▶ **Material for the task**
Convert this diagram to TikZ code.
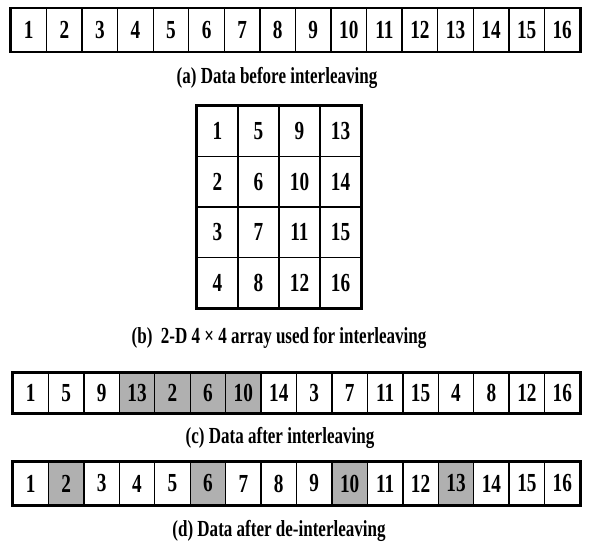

---

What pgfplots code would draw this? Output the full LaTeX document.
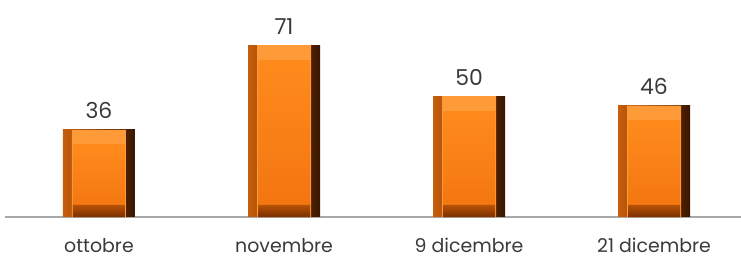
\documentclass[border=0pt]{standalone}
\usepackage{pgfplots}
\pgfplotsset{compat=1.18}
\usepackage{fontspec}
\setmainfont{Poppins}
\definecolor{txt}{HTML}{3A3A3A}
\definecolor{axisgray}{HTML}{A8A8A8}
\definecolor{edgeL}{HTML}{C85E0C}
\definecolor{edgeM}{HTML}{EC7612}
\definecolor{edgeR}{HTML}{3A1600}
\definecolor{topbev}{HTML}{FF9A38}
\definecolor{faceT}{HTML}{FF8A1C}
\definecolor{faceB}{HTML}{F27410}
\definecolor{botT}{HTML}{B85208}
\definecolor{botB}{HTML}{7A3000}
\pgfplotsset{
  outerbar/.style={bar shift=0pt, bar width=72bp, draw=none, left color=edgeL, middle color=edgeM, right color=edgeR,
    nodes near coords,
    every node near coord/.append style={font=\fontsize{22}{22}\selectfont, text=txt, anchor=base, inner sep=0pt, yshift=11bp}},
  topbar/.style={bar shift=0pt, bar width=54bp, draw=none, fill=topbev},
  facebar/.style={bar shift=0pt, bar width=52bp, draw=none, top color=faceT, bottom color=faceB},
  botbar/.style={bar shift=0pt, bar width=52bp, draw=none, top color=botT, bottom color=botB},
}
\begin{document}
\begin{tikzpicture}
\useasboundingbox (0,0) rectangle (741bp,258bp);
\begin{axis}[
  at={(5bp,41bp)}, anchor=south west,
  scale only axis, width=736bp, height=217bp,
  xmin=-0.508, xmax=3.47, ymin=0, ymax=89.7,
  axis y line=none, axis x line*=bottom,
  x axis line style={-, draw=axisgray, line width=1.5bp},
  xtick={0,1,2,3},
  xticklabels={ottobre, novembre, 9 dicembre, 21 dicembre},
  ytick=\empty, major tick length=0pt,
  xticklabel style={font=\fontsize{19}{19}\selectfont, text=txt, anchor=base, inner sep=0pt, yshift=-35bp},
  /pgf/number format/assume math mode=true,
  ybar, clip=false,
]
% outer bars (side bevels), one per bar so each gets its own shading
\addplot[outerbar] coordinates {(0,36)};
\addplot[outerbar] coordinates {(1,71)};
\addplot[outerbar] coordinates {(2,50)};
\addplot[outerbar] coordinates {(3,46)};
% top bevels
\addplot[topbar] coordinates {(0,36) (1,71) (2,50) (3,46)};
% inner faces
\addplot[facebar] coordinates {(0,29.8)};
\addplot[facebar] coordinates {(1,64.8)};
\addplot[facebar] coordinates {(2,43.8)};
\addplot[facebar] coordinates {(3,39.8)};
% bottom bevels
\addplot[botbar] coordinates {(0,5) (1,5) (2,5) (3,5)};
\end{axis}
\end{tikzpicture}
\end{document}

▶ **Given problem**
Wherever "draw" shows up in a line, copy that line.

▶ **Answer for the task**
What pgfplots code would draw this? Output the full LaTeX document.
  outerbar/.style={bar shift=0pt, bar width=72bp, draw=none, left color=edgeL, middle color=edgeM, right color=edgeR,
  topbar/.style={bar shift=0pt, bar width=54bp, draw=none, fill=topbev},
  facebar/.style={bar shift=0pt, bar width=52bp, draw=none, top color=faceT, bottom color=faceB},
  botbar/.style={bar shift=0pt, bar width=52bp, draw=none, top color=botT, bottom color=botB},
  x axis line style={-, draw=axisgray, line width=1.5bp},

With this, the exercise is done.